Goal —
Among the entries below, which lines run from the line with "Reproduce this chart with matplotlib." through the line with "valores = [ags, bc, bcs, camp, chis, chih, cdmx, coah]"? Retype those, both ends included, exactly and without pictures.

Material for this exercise —
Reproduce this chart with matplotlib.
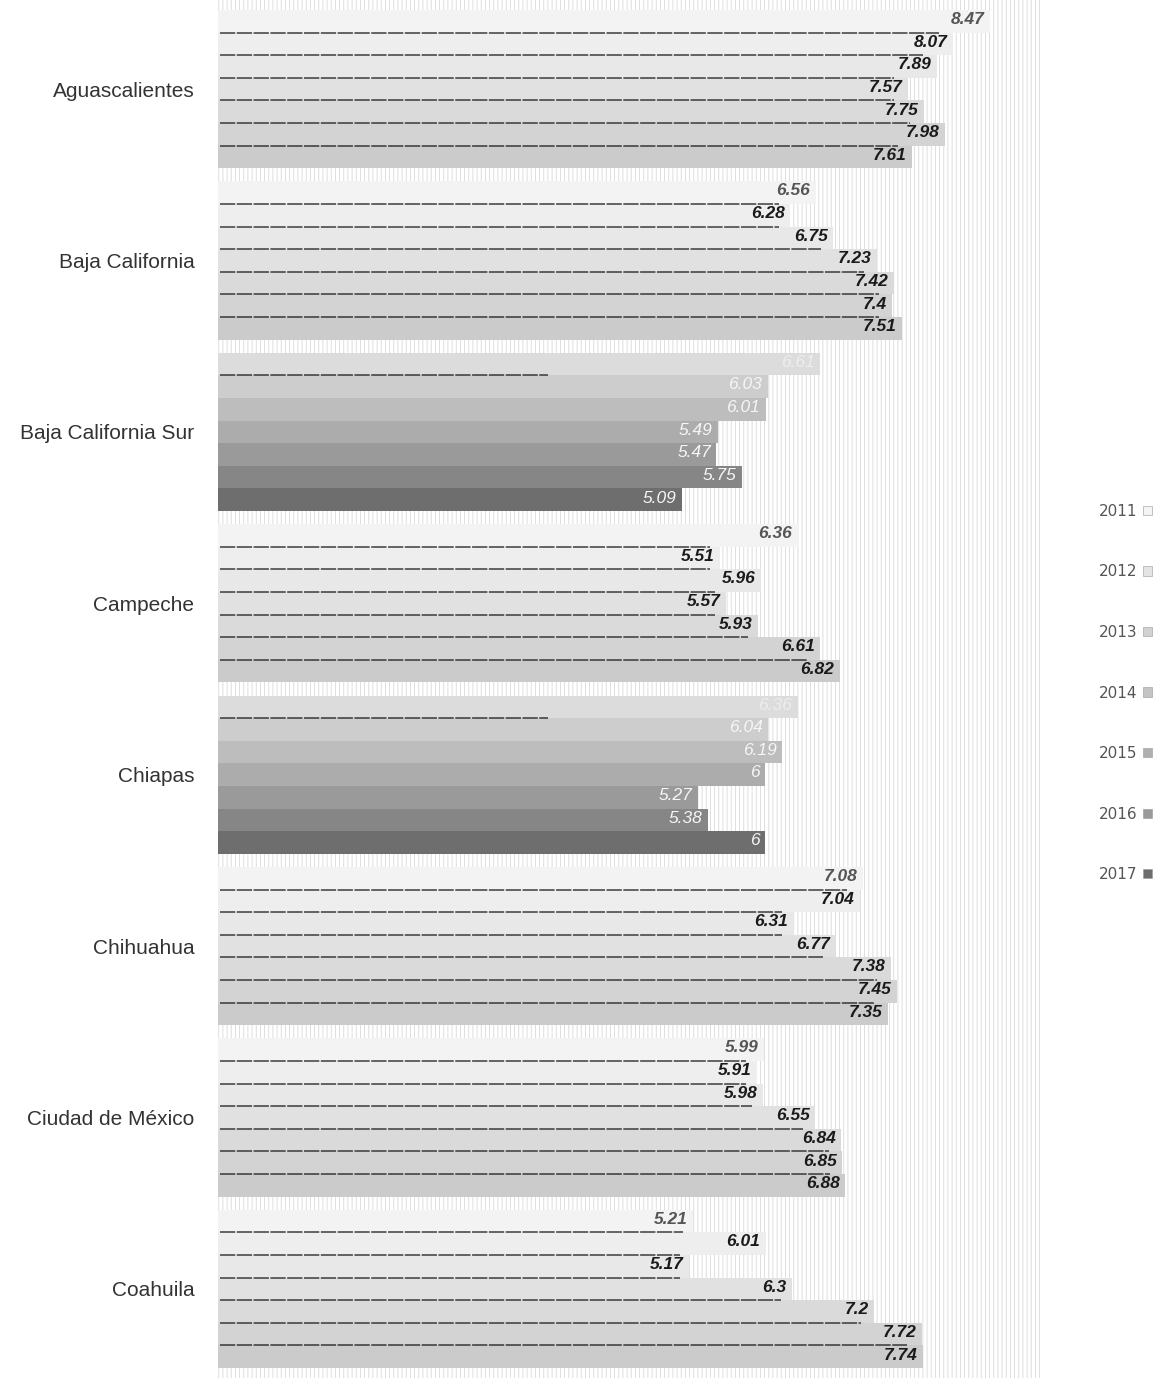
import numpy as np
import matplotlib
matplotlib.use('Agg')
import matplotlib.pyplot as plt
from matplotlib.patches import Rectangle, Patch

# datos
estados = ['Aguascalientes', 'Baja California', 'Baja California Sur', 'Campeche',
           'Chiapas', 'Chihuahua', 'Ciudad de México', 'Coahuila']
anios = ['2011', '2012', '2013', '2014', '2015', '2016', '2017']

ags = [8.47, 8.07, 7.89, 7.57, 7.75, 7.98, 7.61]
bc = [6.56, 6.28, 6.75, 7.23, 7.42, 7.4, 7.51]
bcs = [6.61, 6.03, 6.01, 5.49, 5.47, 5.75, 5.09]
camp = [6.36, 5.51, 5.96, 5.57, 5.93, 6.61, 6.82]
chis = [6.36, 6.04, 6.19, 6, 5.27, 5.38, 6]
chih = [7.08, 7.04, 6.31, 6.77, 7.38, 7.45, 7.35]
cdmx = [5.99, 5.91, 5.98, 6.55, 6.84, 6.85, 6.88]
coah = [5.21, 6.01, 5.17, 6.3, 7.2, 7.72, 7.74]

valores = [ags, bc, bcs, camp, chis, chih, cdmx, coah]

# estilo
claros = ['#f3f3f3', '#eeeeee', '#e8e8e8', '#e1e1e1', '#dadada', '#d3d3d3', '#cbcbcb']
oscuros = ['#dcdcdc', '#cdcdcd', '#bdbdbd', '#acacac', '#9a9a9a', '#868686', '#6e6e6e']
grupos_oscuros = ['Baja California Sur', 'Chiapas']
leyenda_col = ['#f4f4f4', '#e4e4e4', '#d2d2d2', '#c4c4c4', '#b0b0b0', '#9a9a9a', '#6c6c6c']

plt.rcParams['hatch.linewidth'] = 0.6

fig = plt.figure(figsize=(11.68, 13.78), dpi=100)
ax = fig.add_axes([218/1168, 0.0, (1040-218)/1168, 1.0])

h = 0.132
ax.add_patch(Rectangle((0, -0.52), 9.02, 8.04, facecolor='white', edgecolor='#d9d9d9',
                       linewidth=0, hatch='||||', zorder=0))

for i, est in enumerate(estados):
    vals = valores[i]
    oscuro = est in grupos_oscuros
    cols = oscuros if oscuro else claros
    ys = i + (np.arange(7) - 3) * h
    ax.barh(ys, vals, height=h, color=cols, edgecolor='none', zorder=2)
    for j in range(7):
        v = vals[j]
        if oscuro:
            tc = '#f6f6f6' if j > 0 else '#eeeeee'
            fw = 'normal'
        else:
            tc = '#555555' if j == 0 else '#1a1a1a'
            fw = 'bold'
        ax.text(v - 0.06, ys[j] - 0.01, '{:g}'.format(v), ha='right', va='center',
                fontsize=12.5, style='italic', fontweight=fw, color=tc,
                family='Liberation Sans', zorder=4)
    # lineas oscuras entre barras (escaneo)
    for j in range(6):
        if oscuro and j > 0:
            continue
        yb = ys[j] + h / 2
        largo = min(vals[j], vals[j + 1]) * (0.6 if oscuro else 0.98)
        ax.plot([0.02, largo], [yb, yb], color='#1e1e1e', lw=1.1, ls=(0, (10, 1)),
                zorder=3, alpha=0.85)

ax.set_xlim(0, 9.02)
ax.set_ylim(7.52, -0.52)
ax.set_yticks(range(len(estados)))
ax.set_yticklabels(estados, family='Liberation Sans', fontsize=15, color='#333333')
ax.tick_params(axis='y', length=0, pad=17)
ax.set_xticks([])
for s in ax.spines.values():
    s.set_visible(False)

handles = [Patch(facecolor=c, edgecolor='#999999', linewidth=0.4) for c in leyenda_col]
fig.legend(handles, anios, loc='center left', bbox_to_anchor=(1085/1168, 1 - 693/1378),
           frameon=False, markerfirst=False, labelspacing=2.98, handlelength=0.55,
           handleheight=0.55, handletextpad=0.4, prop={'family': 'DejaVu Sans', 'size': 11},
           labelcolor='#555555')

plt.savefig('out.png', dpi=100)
==
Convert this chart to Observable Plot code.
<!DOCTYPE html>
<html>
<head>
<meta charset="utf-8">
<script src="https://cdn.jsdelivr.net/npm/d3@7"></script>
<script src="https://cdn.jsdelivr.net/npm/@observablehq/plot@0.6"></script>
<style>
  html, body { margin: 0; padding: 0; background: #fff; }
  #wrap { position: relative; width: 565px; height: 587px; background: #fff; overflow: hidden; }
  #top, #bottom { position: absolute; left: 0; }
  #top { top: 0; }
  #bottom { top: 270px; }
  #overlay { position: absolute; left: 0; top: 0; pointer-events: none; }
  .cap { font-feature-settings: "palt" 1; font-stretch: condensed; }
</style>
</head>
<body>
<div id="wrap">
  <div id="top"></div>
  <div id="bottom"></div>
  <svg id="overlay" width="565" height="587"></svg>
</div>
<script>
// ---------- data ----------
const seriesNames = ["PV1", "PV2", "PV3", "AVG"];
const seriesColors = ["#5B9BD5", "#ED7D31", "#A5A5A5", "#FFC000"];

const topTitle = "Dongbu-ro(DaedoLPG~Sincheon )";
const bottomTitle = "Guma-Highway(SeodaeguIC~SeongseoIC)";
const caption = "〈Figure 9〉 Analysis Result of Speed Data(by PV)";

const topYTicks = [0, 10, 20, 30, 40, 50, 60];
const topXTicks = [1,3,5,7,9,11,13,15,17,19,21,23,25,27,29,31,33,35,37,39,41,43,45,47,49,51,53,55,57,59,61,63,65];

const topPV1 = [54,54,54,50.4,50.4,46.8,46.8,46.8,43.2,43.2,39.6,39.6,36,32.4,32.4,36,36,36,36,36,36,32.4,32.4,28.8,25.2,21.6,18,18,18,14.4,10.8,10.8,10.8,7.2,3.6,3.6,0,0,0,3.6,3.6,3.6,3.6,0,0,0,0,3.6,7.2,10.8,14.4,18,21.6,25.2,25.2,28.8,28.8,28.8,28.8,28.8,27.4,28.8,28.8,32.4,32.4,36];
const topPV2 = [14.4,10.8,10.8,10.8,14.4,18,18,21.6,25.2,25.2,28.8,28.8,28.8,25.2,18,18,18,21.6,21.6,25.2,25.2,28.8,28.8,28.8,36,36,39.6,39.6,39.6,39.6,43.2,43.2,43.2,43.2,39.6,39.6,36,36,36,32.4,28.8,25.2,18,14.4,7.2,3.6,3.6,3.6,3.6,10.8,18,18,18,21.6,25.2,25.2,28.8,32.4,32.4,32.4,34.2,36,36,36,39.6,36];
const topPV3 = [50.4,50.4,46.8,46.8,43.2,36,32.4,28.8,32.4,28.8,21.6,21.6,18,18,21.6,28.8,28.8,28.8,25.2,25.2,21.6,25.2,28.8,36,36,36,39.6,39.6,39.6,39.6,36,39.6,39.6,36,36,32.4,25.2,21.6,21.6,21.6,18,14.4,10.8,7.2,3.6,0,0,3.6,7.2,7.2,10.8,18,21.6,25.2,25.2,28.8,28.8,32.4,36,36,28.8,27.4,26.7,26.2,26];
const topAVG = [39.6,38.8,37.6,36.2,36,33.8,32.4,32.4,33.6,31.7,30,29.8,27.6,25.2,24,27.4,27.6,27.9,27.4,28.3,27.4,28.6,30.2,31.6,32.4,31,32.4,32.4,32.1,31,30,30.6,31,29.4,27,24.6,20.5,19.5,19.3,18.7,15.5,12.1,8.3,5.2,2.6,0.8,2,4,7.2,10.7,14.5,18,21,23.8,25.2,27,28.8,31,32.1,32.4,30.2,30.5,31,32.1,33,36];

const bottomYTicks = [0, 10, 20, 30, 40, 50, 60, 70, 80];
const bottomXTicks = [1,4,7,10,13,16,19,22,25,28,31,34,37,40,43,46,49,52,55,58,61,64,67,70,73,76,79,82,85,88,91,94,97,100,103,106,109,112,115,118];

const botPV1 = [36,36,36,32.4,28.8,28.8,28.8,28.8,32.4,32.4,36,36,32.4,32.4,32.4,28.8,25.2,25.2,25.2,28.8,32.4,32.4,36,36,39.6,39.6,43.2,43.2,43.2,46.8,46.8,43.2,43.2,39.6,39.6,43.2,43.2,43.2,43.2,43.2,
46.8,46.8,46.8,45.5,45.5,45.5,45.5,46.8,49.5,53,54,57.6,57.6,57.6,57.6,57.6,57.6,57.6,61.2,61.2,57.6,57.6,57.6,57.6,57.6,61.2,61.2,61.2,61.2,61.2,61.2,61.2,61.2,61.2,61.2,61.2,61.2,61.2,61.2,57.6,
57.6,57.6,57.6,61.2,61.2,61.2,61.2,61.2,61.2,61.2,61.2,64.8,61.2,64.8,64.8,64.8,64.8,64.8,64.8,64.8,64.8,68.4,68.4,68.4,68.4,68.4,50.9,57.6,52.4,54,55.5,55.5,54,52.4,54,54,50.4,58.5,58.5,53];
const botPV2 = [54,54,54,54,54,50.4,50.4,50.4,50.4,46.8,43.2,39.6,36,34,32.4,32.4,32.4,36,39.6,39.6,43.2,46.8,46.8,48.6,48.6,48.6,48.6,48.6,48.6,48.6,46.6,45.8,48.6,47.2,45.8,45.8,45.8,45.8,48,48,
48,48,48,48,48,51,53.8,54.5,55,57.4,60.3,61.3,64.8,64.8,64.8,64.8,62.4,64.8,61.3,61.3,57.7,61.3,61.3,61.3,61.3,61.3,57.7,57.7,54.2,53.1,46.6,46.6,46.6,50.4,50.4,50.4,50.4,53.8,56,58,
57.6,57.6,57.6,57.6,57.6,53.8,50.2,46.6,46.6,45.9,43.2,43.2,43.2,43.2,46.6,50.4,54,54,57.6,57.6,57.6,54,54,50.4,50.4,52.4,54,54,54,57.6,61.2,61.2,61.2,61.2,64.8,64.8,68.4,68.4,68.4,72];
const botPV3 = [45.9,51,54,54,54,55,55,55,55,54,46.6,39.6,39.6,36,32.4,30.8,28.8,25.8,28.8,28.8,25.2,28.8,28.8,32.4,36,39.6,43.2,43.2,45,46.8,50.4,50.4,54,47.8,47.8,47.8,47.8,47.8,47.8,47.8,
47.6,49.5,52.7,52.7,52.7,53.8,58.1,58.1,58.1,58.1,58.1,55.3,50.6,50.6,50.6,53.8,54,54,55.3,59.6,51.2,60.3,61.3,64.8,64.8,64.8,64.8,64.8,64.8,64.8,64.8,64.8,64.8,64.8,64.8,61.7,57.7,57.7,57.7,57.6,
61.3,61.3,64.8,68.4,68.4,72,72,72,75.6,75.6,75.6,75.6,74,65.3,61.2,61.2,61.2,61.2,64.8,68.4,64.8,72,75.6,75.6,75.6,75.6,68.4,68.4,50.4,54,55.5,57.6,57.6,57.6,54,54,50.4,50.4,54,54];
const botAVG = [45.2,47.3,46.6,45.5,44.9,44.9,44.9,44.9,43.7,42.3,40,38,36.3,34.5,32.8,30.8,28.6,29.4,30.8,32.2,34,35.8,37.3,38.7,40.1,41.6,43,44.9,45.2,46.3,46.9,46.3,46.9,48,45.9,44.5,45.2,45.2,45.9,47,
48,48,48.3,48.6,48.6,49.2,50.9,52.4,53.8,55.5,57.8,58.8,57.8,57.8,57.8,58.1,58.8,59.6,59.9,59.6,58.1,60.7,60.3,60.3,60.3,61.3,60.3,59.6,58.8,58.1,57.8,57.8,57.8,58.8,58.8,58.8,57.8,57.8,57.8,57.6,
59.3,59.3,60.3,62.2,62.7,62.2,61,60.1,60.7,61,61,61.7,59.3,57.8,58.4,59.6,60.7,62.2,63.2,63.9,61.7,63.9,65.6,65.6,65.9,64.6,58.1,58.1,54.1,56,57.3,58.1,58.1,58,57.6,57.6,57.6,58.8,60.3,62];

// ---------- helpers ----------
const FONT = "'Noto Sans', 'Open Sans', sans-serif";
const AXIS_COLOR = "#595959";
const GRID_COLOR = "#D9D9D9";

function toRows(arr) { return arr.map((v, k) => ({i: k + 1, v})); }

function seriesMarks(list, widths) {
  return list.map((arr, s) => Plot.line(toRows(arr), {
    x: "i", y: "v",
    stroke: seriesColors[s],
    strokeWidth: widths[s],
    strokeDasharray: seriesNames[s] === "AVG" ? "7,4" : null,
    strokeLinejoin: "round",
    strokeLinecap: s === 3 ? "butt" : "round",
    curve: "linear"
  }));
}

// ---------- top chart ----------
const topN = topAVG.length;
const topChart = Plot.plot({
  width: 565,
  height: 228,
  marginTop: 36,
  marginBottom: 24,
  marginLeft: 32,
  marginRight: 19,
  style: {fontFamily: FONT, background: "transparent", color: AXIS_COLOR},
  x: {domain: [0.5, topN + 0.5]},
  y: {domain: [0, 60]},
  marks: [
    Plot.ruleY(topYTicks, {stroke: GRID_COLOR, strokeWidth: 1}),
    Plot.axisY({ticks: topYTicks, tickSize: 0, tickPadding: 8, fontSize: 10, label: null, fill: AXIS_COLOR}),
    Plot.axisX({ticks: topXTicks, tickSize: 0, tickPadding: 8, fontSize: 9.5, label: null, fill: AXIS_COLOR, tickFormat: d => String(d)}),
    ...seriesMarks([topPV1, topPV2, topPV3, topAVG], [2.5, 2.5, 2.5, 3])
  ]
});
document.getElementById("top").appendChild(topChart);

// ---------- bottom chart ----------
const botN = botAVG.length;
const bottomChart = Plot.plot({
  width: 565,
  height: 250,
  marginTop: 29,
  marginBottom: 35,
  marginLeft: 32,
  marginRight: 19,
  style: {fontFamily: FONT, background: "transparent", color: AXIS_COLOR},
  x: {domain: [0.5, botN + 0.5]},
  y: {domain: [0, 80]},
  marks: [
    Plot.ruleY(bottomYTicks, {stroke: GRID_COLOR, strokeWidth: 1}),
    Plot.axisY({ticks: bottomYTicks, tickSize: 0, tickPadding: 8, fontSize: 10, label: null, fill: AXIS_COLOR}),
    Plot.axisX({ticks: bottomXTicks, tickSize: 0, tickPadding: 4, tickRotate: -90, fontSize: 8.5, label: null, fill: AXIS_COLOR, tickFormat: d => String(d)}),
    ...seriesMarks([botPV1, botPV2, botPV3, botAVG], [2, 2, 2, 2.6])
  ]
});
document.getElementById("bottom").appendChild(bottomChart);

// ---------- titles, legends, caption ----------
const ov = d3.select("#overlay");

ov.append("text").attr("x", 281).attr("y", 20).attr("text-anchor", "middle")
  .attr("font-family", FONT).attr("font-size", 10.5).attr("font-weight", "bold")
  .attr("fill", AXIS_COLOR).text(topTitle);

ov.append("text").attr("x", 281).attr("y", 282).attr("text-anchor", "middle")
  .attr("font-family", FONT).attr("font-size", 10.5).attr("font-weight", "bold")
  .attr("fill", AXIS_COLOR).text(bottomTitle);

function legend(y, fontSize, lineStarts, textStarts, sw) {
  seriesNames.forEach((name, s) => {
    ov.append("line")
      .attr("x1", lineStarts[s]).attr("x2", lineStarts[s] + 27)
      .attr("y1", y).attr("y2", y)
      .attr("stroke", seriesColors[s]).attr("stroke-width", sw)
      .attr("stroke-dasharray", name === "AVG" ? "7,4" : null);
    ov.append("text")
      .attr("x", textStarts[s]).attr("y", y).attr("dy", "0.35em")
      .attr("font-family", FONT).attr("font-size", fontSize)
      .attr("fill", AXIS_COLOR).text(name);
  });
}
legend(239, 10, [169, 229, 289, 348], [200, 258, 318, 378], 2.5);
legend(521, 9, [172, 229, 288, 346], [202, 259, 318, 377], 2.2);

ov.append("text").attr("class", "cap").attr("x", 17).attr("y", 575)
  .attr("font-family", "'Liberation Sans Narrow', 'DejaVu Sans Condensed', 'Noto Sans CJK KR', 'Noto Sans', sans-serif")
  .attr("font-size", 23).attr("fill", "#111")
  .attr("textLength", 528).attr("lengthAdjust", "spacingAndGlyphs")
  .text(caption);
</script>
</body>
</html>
* * *
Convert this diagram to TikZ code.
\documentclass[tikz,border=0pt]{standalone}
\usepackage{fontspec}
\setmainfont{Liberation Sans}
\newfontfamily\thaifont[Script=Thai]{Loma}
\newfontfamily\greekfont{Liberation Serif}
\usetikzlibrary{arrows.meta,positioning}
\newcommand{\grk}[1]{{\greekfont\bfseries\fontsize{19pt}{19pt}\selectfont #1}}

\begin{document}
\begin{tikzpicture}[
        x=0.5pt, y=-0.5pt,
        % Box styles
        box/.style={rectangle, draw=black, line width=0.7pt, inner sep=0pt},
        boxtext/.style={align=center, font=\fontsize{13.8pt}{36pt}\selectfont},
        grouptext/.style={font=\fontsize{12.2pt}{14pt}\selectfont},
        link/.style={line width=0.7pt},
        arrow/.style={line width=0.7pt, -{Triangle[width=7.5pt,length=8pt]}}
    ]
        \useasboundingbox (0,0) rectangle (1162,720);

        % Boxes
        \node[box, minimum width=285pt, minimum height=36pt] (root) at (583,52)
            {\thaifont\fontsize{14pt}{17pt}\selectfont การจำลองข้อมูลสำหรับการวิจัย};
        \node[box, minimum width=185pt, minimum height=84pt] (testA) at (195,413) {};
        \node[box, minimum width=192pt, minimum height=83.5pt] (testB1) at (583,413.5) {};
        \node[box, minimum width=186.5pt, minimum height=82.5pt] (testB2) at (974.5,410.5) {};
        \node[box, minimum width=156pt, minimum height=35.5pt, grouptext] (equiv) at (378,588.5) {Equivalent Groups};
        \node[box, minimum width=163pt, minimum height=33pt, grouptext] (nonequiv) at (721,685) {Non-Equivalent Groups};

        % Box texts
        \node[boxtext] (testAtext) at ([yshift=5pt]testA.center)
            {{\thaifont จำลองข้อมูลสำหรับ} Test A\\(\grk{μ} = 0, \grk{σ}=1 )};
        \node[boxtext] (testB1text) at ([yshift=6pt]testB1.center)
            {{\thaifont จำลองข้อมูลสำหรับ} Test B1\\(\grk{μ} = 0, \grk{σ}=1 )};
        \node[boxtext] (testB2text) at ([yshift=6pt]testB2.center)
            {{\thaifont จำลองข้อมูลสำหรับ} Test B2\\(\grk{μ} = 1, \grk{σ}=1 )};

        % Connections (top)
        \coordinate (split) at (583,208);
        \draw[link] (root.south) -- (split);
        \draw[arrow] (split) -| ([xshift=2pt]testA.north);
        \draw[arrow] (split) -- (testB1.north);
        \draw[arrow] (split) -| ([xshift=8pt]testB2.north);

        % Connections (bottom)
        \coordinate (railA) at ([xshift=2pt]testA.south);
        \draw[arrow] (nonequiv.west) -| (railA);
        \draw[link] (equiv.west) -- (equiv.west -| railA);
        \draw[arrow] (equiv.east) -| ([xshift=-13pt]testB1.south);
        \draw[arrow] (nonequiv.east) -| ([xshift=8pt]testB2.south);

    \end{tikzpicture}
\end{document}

Completed exercise —
Reproduce this chart with matplotlib.
import numpy as np
import matplotlib
matplotlib.use('Agg')
import matplotlib.pyplot as plt
from matplotlib.patches import Rectangle, Patch

# datos
estados = ['Aguascalientes', 'Baja California', 'Baja California Sur', 'Campeche',
           'Chiapas', 'Chihuahua', 'Ciudad de México', 'Coahuila']
anios = ['2011', '2012', '2013', '2014', '2015', '2016', '2017']

ags = [8.47, 8.07, 7.89, 7.57, 7.75, 7.98, 7.61]
bc = [6.56, 6.28, 6.75, 7.23, 7.42, 7.4, 7.51]
bcs = [6.61, 6.03, 6.01, 5.49, 5.47, 5.75, 5.09]
camp = [6.36, 5.51, 5.96, 5.57, 5.93, 6.61, 6.82]
chis = [6.36, 6.04, 6.19, 6, 5.27, 5.38, 6]
chih = [7.08, 7.04, 6.31, 6.77, 7.38, 7.45, 7.35]
cdmx = [5.99, 5.91, 5.98, 6.55, 6.84, 6.85, 6.88]
coah = [5.21, 6.01, 5.17, 6.3, 7.2, 7.72, 7.74]

valores = [ags, bc, bcs, camp, chis, chih, cdmx, coah]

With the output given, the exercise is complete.